**STORED DATA:**
=-=-=-=-=

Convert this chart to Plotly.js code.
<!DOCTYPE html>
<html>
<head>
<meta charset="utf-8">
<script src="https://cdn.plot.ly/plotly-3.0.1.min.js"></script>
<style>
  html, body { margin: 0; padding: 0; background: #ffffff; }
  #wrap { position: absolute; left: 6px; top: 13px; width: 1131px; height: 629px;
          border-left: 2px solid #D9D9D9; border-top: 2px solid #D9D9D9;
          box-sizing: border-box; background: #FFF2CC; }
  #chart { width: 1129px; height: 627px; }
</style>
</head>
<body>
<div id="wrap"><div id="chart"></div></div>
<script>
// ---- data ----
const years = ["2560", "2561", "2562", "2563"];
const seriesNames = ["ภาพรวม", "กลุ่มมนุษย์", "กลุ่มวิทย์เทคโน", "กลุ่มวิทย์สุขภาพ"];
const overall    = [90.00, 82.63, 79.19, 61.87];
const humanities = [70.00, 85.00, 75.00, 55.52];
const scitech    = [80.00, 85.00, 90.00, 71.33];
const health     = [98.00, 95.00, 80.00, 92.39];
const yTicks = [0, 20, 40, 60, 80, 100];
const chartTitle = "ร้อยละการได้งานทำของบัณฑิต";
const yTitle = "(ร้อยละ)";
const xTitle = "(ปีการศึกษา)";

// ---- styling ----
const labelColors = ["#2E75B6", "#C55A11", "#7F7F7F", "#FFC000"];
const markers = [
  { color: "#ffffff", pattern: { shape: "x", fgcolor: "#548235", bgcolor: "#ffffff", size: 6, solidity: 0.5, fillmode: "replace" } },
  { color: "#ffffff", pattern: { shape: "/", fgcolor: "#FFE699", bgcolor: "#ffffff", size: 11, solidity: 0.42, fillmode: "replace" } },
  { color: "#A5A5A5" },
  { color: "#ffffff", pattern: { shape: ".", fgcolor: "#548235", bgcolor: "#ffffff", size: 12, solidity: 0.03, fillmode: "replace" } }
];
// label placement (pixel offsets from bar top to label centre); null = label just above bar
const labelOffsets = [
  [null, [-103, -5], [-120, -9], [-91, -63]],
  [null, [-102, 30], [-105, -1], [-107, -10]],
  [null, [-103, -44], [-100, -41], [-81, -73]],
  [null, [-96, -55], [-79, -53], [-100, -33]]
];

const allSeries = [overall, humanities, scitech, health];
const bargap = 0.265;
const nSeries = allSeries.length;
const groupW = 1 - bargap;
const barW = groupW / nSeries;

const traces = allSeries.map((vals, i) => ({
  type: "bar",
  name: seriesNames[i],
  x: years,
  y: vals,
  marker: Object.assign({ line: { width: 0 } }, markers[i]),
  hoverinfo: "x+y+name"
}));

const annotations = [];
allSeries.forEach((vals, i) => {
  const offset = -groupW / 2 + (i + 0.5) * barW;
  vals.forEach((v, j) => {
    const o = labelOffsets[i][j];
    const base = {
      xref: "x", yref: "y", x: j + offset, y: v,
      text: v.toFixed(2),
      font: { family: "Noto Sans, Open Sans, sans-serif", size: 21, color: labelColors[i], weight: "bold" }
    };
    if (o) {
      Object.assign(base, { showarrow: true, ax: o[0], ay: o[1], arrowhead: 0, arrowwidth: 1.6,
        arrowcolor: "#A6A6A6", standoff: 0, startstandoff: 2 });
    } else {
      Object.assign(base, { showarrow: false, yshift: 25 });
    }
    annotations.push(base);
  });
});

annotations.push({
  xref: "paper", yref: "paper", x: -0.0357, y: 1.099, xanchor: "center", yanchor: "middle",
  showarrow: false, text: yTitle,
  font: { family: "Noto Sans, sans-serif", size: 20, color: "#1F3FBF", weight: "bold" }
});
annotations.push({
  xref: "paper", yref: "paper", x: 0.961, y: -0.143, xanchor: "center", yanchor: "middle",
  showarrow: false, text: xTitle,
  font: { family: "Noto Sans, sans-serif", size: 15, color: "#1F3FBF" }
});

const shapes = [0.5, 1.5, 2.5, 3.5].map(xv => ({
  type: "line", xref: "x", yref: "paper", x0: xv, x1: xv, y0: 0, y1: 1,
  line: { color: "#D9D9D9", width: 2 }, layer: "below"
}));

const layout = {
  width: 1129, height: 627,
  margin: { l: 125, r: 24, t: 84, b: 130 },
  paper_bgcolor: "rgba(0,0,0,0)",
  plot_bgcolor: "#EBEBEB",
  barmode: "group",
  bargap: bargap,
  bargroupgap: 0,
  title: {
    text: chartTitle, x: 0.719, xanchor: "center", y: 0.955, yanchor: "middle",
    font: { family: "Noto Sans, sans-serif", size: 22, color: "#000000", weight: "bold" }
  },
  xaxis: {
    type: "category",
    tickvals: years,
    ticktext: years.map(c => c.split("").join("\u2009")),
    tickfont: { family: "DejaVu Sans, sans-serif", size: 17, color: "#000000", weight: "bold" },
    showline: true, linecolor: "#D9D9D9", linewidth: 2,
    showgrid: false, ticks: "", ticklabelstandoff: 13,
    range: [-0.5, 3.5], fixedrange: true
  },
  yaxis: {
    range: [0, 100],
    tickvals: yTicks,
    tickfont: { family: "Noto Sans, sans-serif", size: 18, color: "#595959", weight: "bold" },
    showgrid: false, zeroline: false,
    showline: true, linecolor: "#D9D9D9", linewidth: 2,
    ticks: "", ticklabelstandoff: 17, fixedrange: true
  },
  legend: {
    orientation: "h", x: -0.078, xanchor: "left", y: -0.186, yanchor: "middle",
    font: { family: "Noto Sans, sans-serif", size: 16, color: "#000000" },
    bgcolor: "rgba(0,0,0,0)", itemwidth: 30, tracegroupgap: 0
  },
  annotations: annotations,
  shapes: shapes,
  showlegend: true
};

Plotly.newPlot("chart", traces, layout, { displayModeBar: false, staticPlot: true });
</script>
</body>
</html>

=-=-=-=-=

**WHAT THE EXERCISE ASKS:** Every line of the data above should be reproduced word for word.

**SOLUTION TO THIS EXERCISE:**
Convert this chart to Plotly.js code.
<!DOCTYPE html>
<html>
<head>
<meta charset="utf-8">
<script src="https://cdn.plot.ly/plotly-3.0.1.min.js"></script>
<style>
  html, body { margin: 0; padding: 0; background: #ffffff; }
  #wrap { position: absolute; left: 6px; top: 13px; width: 1131px; height: 629px;
          border-left: 2px solid #D9D9D9; border-top: 2px solid #D9D9D9;
          box-sizing: border-box; background: #FFF2CC; }
  #chart { width: 1129px; height: 627px; }
</style>
</head>
<body>
<div id="wrap"><div id="chart"></div></div>
<script>
// ---- data ----
const years = ["2560", "2561", "2562", "2563"];
const seriesNames = ["ภาพรวม", "กลุ่มมนุษย์", "กลุ่มวิทย์เทคโน", "กลุ่มวิทย์สุขภาพ"];
const overall    = [90.00, 82.63, 79.19, 61.87];
const humanities = [70.00, 85.00, 75.00, 55.52];
const scitech    = [80.00, 85.00, 90.00, 71.33];
const health     = [98.00, 95.00, 80.00, 92.39];
const yTicks = [0, 20, 40, 60, 80, 100];
const chartTitle = "ร้อยละการได้งานทำของบัณฑิต";
const yTitle = "(ร้อยละ)";
const xTitle = "(ปีการศึกษา)";

// ---- styling ----
const labelColors = ["#2E75B6", "#C55A11", "#7F7F7F", "#FFC000"];
const markers = [
  { color: "#ffffff", pattern: { shape: "x", fgcolor: "#548235", bgcolor: "#ffffff", size: 6, solidity: 0.5, fillmode: "replace" } },
  { color: "#ffffff", pattern: { shape: "/", fgcolor: "#FFE699", bgcolor: "#ffffff", size: 11, solidity: 0.42, fillmode: "replace" } },
  { color: "#A5A5A5" },
  { color: "#ffffff", pattern: { shape: ".", fgcolor: "#548235", bgcolor: "#ffffff", size: 12, solidity: 0.03, fillmode: "replace" } }
];
// label placement (pixel offsets from bar top to label centre); null = label just above bar
const labelOffsets = [
  [null, [-103, -5], [-120, -9], [-91, -63]],
  [null, [-102, 30], [-105, -1], [-107, -10]],
  [null, [-103, -44], [-100, -41], [-81, -73]],
  [null, [-96, -55], [-79, -53], [-100, -33]]
];

const allSeries = [overall, humanities, scitech, health];
const bargap = 0.265;
const nSeries = allSeries.length;
const groupW = 1 - bargap;
const barW = groupW / nSeries;

const traces = allSeries.map((vals, i) => ({
  type: "bar",
  name: seriesNames[i],
  x: years,
  y: vals,
  marker: Object.assign({ line: { width: 0 } }, markers[i]),
  hoverinfo: "x+y+name"
}));

const annotations = [];
allSeries.forEach((vals, i) => {
  const offset = -groupW / 2 + (i + 0.5) * barW;
  vals.forEach((v, j) => {
    const o = labelOffsets[i][j];
    const base = {
      xref: "x", yref: "y", x: j + offset, y: v,
      text: v.toFixed(2),
      font: { family: "Noto Sans, Open Sans, sans-serif", size: 21, color: labelColors[i], weight: "bold" }
    };
    if (o) {
      Object.assign(base, { showarrow: true, ax: o[0], ay: o[1], arrowhead: 0, arrowwidth: 1.6,
        arrowcolor: "#A6A6A6", standoff: 0, startstandoff: 2 });
    } else {
      Object.assign(base, { showarrow: false, yshift: 25 });
    }
    annotations.push(base);
  });
});

annotations.push({
  xref: "paper", yref: "paper", x: -0.0357, y: 1.099, xanchor: "center", yanchor: "middle",
  showarrow: false, text: yTitle,
  font: { family: "Noto Sans, sans-serif", size: 20, color: "#1F3FBF", weight: "bold" }
});
annotations.push({
  xref: "paper", yref: "paper", x: 0.961, y: -0.143, xanchor: "center", yanchor: "middle",
  showarrow: false, text: xTitle,
  font: { family: "Noto Sans, sans-serif", size: 15, color: "#1F3FBF" }
});

const shapes = [0.5, 1.5, 2.5, 3.5].map(xv => ({
  type: "line", xref: "x", yref: "paper", x0: xv, x1: xv, y0: 0, y1: 1,
  line: { color: "#D9D9D9", width: 2 }, layer: "below"
}));

const layout = {
  width: 1129, height: 627,
  margin: { l: 125, r: 24, t: 84, b: 130 },
  paper_bgcolor: "rgba(0,0,0,0)",
  plot_bgcolor: "#EBEBEB",
  barmode: "group",
  bargap: bargap,
  bargroupgap: 0,
  title: {
    text: chartTitle, x: 0.719, xanchor: "center", y: 0.955, yanchor: "middle",
    font: { family: "Noto Sans, sans-serif", size: 22, color: "#000000", weight: "bold" }
  },
  xaxis: {
    type: "category",
    tickvals: years,
    ticktext: years.map(c => c.split("").join("\u2009")),
    tickfont: { family: "DejaVu Sans, sans-serif", size: 17, color: "#000000", weight: "bold" },
    showline: true, linecolor: "#D9D9D9", linewidth: 2,
    showgrid: false, ticks: "", ticklabelstandoff: 13,
    range: [-0.5, 3.5], fixedrange: true
  },
  yaxis: {
    range: [0, 100],
    tickvals: yTicks,
    tickfont: { family: "Noto Sans, sans-serif", size: 18, color: "#595959", weight: "bold" },
    showgrid: false, zeroline: false,
    showline: true, linecolor: "#D9D9D9", linewidth: 2,
    ticks: "", ticklabelstandoff: 17, fixedrange: true
  },
  legend: {
    orientation: "h", x: -0.078, xanchor: "left", y: -0.186, yanchor: "middle",
    font: { family: "Noto Sans, sans-serif", size: 16, color: "#000000" },
    bgcolor: "rgba(0,0,0,0)", itemwidth: 30, tracegroupgap: 0
  },
  annotations: annotations,
  shapes: shapes,
  showlegend: true
};

Plotly.newPlot("chart", traces, layout, { displayModeBar: false, staticPlot: true });
</script>
</body>
</html>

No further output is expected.